Tous les officiers opinèrent, certains en soufflant ou en poussant un râle. De telles éventualités n’étaient pas plaisantes à concevoir, mais il était de leur devoir de se préparer. Et Golias avait préparé des mesures admirables, dans sa plus pure tradition de pragmatisme utilitaire. Il ne leur restait plus qu’à prier pour qu’ils n’en arrivent jamais là.

Gautier Armel fut le premier à partir, après avoir serré la main du capitaine Golias. C’était un acte rare de sa part, signe que le Conquérant avait été satisfait de ce qu’il avait entendu à cette réunion. Thaddeus cru même entendre un « bon boulot l’humain » être soufflé sous le casque du démon, mais il ne parvint pas à en être entièrement sûr. Peut-être l’avait-il juste rêvé.

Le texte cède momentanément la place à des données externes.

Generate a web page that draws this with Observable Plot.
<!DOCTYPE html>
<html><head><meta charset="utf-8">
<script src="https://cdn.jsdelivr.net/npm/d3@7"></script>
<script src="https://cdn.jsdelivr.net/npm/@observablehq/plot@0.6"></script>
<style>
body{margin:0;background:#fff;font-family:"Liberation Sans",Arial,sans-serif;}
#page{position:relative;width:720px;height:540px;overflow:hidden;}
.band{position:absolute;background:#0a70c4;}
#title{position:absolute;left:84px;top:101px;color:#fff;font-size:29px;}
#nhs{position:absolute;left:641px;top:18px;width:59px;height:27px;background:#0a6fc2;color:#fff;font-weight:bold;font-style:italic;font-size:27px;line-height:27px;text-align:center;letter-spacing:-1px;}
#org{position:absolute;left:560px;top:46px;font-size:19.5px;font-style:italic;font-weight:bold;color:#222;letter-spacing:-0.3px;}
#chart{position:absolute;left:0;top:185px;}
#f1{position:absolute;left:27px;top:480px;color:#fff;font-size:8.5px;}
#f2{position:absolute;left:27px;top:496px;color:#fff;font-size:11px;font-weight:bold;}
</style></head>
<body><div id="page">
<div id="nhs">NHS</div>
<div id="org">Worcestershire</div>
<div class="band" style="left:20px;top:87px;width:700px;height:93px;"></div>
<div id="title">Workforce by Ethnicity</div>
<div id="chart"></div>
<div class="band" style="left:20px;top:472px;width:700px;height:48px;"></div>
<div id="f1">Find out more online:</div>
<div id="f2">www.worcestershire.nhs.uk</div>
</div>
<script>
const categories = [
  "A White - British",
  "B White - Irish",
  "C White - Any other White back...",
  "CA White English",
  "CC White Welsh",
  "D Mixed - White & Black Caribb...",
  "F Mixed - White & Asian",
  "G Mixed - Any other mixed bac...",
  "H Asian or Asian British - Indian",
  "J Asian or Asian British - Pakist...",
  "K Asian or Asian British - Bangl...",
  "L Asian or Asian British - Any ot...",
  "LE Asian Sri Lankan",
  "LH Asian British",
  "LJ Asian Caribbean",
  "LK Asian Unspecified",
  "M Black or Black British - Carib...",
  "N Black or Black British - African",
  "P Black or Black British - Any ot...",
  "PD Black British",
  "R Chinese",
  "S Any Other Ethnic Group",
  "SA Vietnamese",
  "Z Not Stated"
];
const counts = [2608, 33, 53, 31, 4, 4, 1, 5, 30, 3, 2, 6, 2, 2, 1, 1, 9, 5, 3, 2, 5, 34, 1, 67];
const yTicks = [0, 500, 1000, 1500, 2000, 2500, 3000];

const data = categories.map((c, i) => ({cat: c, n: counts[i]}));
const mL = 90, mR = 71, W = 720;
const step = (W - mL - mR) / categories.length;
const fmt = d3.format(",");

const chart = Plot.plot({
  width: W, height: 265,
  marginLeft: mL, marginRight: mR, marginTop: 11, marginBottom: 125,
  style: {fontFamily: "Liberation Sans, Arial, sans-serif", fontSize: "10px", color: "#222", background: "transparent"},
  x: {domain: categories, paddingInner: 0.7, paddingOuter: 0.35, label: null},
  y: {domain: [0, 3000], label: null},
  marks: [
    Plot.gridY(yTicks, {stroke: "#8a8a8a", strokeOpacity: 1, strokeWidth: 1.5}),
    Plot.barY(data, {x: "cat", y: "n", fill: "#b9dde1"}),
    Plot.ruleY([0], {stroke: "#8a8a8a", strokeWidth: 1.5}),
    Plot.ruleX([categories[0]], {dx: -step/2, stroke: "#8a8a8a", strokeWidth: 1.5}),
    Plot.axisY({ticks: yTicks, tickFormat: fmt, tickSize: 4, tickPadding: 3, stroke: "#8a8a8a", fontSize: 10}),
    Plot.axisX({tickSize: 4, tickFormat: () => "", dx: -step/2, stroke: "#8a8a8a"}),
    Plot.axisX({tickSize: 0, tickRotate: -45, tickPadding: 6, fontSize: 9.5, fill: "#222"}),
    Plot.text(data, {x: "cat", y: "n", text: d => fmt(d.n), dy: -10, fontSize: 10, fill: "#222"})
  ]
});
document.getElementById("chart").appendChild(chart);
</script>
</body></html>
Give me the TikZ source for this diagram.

Après la réunion, chaque officier quitta le palais impérial, certains discutant entre eux. Thaddeus descendit les immenses escaliers du palais en compagnie des lieutenants Dumartel, Maret et Jubinville. Comme pour se changer les idées, ils ne parlèrent que quelques minutes des détails de l’implantation de ces mesures, avant de discuter de tous les progrès que faisait l’Empire sur tous les fronts. La victoire sur les Rebelles, bien que datant de plusieurs mois, restait encore dans les mémoires de tous.

Ils se séparèrent à l’entrée du palais. Golias resta une minute là, à observer les passants, le ciel bleu, et les spectaculaires jeux de lumière provoqués par les reflets du soleil sur les parois minérales des bâtiments de la ville. Sen’tsura était une œuvre d’art, et ce jeu de couleur et de lumière perpétuel ne cessait d’émerveiller le capitaine. Il lui faudrait probablement mille ans pour s’en lasser. D’ailleurs, avait-il existé un elfe ayant vécu assez longtemps pour se blaser de Sen’tsura ? Cela méritait recherche.

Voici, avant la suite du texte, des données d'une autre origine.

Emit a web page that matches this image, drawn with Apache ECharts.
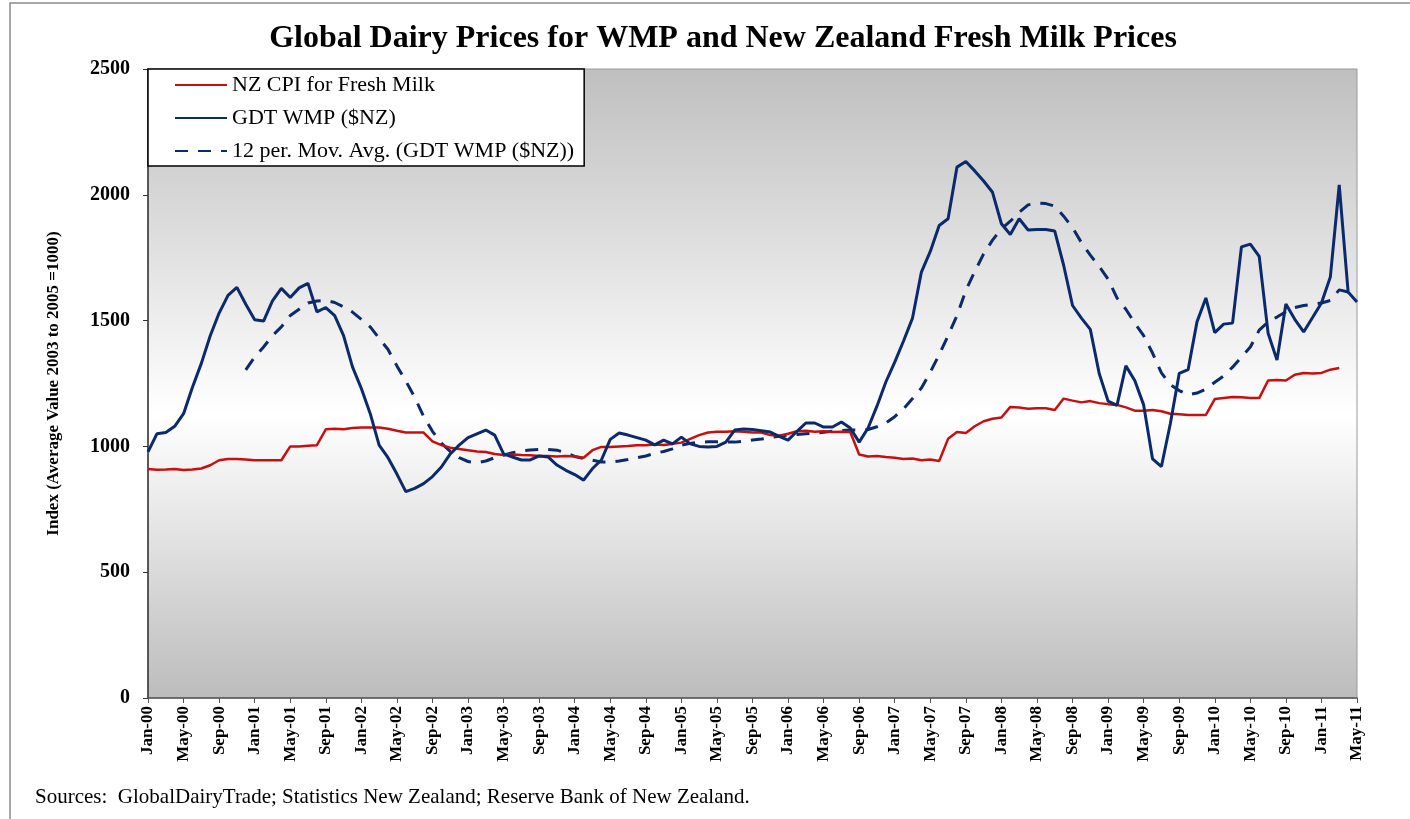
<!DOCTYPE html>
<html>
<head>
<meta charset="utf-8">
<title>Global Dairy Prices for WMP and New Zealand Fresh Milk Prices</title>
<script src="https://cdn.jsdelivr.net/npm/echarts@6/dist/echarts.min.js"></script>
<style>
  html, body { margin: 0; padding: 0; background: #fff; }
  #main { width: 1410px; height: 819px; }
</style>
</head>
<body>
<div id="main"></div>
<script>
// month labels Jan-00 .. May-11
const monthNames = ['Jan', 'Feb', 'Mar', 'Apr', 'May', 'Jun', 'Jul', 'Aug', 'Sep', 'Oct', 'Nov', 'Dec'];
const years = ['00', '01', '02', '03', '04', '05', '06', '07', '08', '09', '10', '11'];
const lastMonth = 'May-11';

const months = [];
years.forEach(y => {
  monthNames.forEach(m => {
    if (months.length && months[months.length - 1] === lastMonth) return;
    months.push(m + '-' + y);
  });
});

// NZ CPI for fresh milk (ends Mar-11)
const cpiMilk = [
  910, 907, 908, 910, 906, 908, 912, 925, 945, 950, 950, 948,
  945, 945, 945, 945, 1000, 1000, 1003, 1005, 1068, 1070, 1068, 1073,
  1075, 1075, 1075, 1070, 1062, 1055, 1055, 1055, 1020, 1005, 995, 990,
  985, 980, 978, 970, 966, 968, 966, 965, 962, 962, 960, 962,
  960, 955, 985, 998, 998, 1000, 1002, 1005, 1005, 1008, 1006, 1010,
  1015, 1030, 1045, 1055, 1058, 1058, 1060, 1058, 1055, 1055, 1045, 1042,
  1050, 1060, 1062, 1058, 1060, 1057, 1058, 1057, 968, 960, 962, 958,
  955, 950, 952, 945, 948, 942, 1030, 1057, 1053, 1080, 1100, 1110,
  1115, 1157, 1155, 1150, 1152, 1152, 1145, 1190, 1182, 1175, 1180, 1172,
  1168, 1165, 1155, 1142, 1142, 1145, 1140, 1130, 1128, 1125, 1125, 1125,
  1188, 1192, 1196, 1195, 1192, 1192, 1262, 1264, 1262, 1285, 1292, 1290,
  1292, 1305, 1312, null, null
];

// GDT whole milk powder, NZ$
const gdtWmp = [
  978, 1050, 1055, 1080, 1130, 1235, 1330, 1440, 1530, 1600, 1632, 1565,
  1503, 1498, 1578, 1628, 1592, 1630, 1648, 1535, 1552, 1520, 1440, 1316,
  1230, 1130, 1005, 955, 890, 820, 833, 852, 880, 918, 970, 1005,
  1035, 1050, 1065, 1045, 970, 958, 946, 946, 962, 958, 926, 905,
  888, 866, 912, 946, 1028, 1053, 1045, 1035, 1025, 1006, 1025, 1010,
  1037, 1010, 1000, 998, 1000, 1017, 1065, 1069, 1067, 1062, 1057, 1040,
  1025, 1060, 1093, 1093, 1077, 1077, 1097, 1073, 1017, 1073, 1160, 1256,
  1335, 1420, 1510, 1693, 1775, 1878, 1905, 2110, 2132, 2095, 2055, 2010,
  1885, 1842, 1905, 1860, 1862, 1862, 1856, 1720, 1560, 1510, 1465, 1290,
  1180, 1163, 1320, 1262, 1165, 950, 920, 1090, 1290, 1305, 1495, 1590,
  1452, 1486, 1490, 1793, 1804, 1755, 1450, 1343, 1566, 1505, 1455, 1512,
  1570, 1673, 2039, 1614, 1574
];

// 12 period moving average as plotted
const gdtAvg = [
  null, null, null, null, null, null, null, null, null, null, null, 1304,
  1355, 1395, 1440, 1475, 1520, 1545, 1570, 1578, 1580, 1572, 1555, 1534,
  1505, 1475, 1430, 1385, 1320, 1260, 1195, 1120, 1060, 1013, 980, 955,
  940, 935, 942, 955, 965, 975, 982, 986, 988, 988, 985, 975,
  960, 952, 945, 938, 938, 942, 948, 955, 962, 972, 980, 990,
  1005, 1012, 1017, 1018, 1018, 1017, 1017, 1020, 1025, 1029, 1035, 1040,
  1045, 1047, 1050, 1053, 1056, 1060, 1063, 1065, 1065, 1067, 1078, 1093,
  1118, 1150, 1190, 1232, 1295, 1365, 1440, 1520, 1620, 1695, 1765, 1820,
  1865, 1895, 1930, 1960, 1967, 1965, 1955, 1915, 1870, 1810, 1760, 1715,
  1665, 1590, 1545, 1490, 1440, 1371, 1292, 1245, 1222, 1205, 1212, 1228,
  1255, 1280, 1315, 1355, 1395, 1462, 1495, 1514, 1535, 1552, 1560, 1565,
  1570, 1580, 1622, 1614, 1600
];

const yTicks = { min: 0, max: 2500, step: 500 };

const serif = '"Liberation Serif", "Times New Roman", serif';
const red = '#c80f0f';
const navy = '#0b2a6c';

const chart = echarts.init(document.getElementById('main'));

chart.setOption({
  animation: false,
  backgroundColor: '#fff',
  title: {
    text: 'Global Dairy Prices for WMP and New Zealand Fresh Milk Prices',
    left: 718,
    textAlign: 'center',
    top: 18,
    textStyle: { fontFamily: serif, fontWeight: 'bold', fontSize: 32, color: '#000' }
  },
  legend: {
    orient: 'vertical',
    left: 148,
    top: 69,
    padding: [5, 10, 4, 26],
    itemWidth: 52,
    itemHeight: 14,
    itemGap: 11,
    backgroundColor: '#fff',
    borderColor: '#000',
    borderWidth: 1.5,
    borderRadius: 0,
    itemStyle: { opacity: 0 },
    textStyle: { fontFamily: serif, fontSize: 22, color: '#000' },
    data: ['NZ CPI for Fresh Milk', 'GDT WMP ($NZ)', '12 per. Mov. Avg. (GDT WMP ($NZ))']
  },
  grid: {
    left: 148,
    right: 53,
    top: 69,
    bottom: 121,
    show: true,
    borderColor: '#9a9a9a',
    borderWidth: 1,
    backgroundColor: new echarts.graphic.LinearGradient(0, 0, 0, 1, [
      { offset: 0, color: '#bfbfbf' },
      { offset: 0.55, color: '#ffffff' },
      { offset: 1, color: '#bcbcbc' }
    ])
  },
  xAxis: {
    type: 'category',
    data: months,
    boundaryGap: false,
    axisLine: { lineStyle: { color: '#555', width: 1.5 } },
    axisTick: { interval: 3, length: 5, lineStyle: { color: '#555' } },
    axisLabel: {
      interval: 3,
      rotate: 90,
      margin: 8,
      fontFamily: serif,
      fontWeight: 'bold',
      fontSize: 17,
      color: '#000'
    },
    splitLine: { show: false }
  },
  yAxis: {
    type: 'value',
    min: yTicks.min,
    max: yTicks.max,
    interval: yTicks.step,
    name: 'Index (Average Value 2003 to 2005 =1000)',
    nameLocation: 'middle',
    nameRotate: 90,
    nameGap: 86,
    nameTextStyle: { fontFamily: serif, fontWeight: 'bold', fontSize: 17, color: '#000' },
    axisLine: { show: true, lineStyle: { color: '#333', width: 1.5 } },
    axisTick: { show: true, length: 5, lineStyle: { color: '#333' } },
    axisLabel: {
      margin: 18,
      fontFamily: serif,
      fontWeight: 'bold',
      fontSize: 20,
      color: '#000',
      formatter: v => String(v)
    },
    splitLine: { show: false }
  },
  graphic: [
    {
      type: 'rect',
      silent: true,
      z: -1,
      shape: { x: 10, y: 3, width: 1440, height: 860 },
      style: { fill: 'none', stroke: '#8a8a8a', lineWidth: 1.5 }
    },
    {
      type: 'text',
      left: 35,
      top: 787,
      style: {
        text: 'Sources:  GlobalDairyTrade; Statistics New Zealand; Reserve Bank of New Zealand.',
        font: '21px ' + serif,
        fill: '#000'
      }
    }
  ],
  series: [
    {
      name: 'NZ CPI for Fresh Milk',
      type: 'line',
      data: cpiMilk,
      symbol: 'none',
      connectNulls: false,
      lineStyle: { color: red, width: 2.5 },
      itemStyle: { color: red },
      z: 3
    },
    {
      name: 'GDT WMP ($NZ)',
      type: 'line',
      data: gdtWmp,
      symbol: 'none',
      lineStyle: { color: navy, width: 3 },
      itemStyle: { color: navy },
      z: 4
    },
    {
      name: '12 per. Mov. Avg. (GDT WMP ($NZ))',
      type: 'line',
      data: gdtAvg,
      symbol: 'none',
      lineStyle: { color: navy, width: 3, type: [13, 10] },
      itemStyle: { color: navy },
      z: 2
    }
  ]
});
</script>
</body>
</html>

Golias fut sorti de sa rêve par un « capt’aine ! » provenant de son dos. Il s’agissait du sergent Nolanne, de la Milice Civile. Il dépassait à peine les vingt ans, mais ses longs cheveux hirsutes, sa barbe mal taillée et quelques cicatrices au visage le vieillissaient considérablement. A coup sûr, et contrairement à la plupart des hommes de son unité, Valiant Nolanne n’était pas une bleusaille (nom donné aux recrues impériales, avant de connaître leur baptême du feu, pouvoir colorer ses équipements en bleu marine –couleur impériale- et devenir un Bleu à part entière).

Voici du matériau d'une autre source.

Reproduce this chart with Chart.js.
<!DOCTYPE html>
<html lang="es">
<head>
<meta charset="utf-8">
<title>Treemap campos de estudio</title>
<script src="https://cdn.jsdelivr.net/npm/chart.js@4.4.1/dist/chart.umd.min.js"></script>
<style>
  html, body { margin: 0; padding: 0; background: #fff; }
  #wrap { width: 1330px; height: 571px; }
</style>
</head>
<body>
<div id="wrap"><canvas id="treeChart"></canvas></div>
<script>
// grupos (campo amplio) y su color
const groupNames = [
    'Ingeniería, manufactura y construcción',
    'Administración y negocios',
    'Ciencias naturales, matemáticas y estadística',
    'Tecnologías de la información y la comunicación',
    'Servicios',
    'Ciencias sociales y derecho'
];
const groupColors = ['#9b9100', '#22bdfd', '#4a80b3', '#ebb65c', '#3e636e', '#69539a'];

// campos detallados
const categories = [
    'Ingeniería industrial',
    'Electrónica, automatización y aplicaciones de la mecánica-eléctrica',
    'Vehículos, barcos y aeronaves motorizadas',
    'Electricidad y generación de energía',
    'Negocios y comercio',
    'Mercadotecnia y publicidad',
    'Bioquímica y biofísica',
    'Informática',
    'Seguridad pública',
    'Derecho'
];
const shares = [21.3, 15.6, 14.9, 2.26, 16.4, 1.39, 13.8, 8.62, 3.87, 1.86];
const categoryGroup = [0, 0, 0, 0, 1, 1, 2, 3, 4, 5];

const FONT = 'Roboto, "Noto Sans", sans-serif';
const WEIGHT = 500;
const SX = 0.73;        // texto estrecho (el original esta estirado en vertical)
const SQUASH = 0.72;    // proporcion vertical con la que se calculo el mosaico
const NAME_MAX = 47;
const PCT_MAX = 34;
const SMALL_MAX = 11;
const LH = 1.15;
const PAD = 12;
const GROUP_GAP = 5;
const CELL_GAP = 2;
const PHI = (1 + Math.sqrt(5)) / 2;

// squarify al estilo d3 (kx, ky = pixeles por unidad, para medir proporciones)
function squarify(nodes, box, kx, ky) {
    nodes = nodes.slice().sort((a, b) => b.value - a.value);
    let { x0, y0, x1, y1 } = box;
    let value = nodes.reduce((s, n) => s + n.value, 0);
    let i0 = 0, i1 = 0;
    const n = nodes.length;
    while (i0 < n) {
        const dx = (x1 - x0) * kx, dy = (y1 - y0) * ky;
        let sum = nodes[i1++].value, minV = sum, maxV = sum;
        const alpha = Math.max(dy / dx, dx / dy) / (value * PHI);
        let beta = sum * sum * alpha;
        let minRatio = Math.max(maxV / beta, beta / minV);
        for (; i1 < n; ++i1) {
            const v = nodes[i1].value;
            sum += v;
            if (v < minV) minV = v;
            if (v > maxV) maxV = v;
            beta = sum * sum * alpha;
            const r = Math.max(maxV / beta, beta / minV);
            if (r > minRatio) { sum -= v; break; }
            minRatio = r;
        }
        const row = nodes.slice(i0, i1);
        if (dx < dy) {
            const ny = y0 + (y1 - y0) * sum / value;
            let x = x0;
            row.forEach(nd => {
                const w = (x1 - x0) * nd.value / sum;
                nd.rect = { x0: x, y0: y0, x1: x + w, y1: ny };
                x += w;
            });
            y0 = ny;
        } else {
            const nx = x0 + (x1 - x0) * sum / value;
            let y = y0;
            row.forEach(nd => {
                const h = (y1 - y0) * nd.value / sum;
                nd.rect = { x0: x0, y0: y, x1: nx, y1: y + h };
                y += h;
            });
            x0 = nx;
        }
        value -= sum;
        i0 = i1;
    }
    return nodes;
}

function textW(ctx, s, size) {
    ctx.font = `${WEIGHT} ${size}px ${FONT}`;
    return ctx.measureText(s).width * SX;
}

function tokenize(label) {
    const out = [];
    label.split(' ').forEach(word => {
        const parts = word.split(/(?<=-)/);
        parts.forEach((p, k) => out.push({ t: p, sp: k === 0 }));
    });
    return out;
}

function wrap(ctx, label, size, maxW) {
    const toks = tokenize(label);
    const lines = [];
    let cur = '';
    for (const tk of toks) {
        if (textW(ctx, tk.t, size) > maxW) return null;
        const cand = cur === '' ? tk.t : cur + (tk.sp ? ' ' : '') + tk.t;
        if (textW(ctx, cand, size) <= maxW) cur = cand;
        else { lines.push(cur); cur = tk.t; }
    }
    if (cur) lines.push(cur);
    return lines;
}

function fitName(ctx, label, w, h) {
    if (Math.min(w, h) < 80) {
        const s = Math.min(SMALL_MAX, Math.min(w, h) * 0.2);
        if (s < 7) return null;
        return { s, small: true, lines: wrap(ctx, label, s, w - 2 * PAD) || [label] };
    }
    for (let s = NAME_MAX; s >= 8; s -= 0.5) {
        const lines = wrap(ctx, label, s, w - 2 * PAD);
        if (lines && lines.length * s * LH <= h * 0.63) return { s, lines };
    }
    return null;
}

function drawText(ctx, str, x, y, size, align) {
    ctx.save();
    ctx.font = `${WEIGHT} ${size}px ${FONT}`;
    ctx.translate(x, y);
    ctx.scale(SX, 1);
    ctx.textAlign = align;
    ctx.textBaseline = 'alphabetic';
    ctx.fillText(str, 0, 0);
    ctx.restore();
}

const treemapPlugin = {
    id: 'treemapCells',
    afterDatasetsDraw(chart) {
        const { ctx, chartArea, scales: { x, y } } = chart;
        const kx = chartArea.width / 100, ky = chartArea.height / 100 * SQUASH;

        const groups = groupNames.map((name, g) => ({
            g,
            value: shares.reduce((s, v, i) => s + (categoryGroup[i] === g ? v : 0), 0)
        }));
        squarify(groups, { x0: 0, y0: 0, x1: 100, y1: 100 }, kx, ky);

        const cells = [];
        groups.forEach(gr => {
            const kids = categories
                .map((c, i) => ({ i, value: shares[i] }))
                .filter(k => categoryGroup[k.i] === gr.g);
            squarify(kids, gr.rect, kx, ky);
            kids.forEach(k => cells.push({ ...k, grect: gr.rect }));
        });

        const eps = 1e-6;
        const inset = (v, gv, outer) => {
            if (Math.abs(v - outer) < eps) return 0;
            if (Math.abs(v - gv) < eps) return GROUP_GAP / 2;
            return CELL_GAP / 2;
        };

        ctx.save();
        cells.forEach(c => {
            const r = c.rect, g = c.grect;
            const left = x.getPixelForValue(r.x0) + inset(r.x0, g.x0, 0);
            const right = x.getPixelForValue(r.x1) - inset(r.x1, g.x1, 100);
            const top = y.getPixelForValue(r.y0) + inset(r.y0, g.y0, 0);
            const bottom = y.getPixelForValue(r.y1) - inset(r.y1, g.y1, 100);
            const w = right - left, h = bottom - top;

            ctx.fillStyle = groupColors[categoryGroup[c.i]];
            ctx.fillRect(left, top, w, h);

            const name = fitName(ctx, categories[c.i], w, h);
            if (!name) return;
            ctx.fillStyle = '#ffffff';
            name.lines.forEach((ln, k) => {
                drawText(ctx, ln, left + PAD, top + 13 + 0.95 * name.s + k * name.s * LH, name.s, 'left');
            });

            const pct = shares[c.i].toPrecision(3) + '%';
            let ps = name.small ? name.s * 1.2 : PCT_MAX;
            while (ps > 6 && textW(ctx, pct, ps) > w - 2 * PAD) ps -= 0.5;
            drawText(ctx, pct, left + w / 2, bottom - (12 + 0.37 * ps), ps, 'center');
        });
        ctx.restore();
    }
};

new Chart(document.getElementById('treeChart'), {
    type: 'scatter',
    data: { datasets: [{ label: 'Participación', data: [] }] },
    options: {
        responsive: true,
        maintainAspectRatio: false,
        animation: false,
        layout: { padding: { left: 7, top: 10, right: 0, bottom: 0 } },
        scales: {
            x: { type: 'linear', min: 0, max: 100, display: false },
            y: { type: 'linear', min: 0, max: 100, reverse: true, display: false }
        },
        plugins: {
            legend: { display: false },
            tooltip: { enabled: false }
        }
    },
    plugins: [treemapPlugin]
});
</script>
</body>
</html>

- J’voulais juste vous dire, cap’taine… Vos mesures sont bien, et tout. Mais… Ça fait longtemps qu’cette ville existe, vous le savez mieux que moi. Très longtemps. J’veux juste dire… Tâchez de pas entrer dans l’histoire comme le mec responsable de la cité le jour où elle a été détruite, d’accord ? J’compte devenir mercenaire, ça ferait tâche si je disais que mon ancien officier supérieur a ordonné l’massacre de j’sais-pas-combien d’civils. D’ac ?

Sans attendre de réponse, le sergent repartit au trot vers la garnison de la Milice Civile. Golias resta encore là plusieurs minutes, réfléchissant encore à ce qu’il aurait pu répondre à ce jeune impertinent. Et si c’était lui, qui avait raison ? Non, la menace des Adorateurs était réelle, et il fallait sauver le monde, quitte à en perdre une partie. Oui, mais on se souviendrait de lui comme d’un monstre, et non d’un héros, et l’autorité de l’Empire était en jeu… Certes, mais valait-il mieux que l’Empire soit détruit ?

Se raclant la gorge comme pour faire disparaître ces pensées néfastes, Golias se dirigea à petite foulée vers son appartement, respirant à plein poumon l’air de la ville. Sen’tsura était sa responsabilité, et il ferait tout pour la protéger. Sa famille, sa ville, voilà tout ce qui importait à ses yeux. Mais s’il devait sacrifier une partie de la ville pour protéger l’intégralité de sa famille, alors ce sacrifice méritait d’être fait. Les démons et l’Empire lui avaient déjà tout pris. Il pouvait bien profiter du pouvoir impériale pour se protéger à son tour.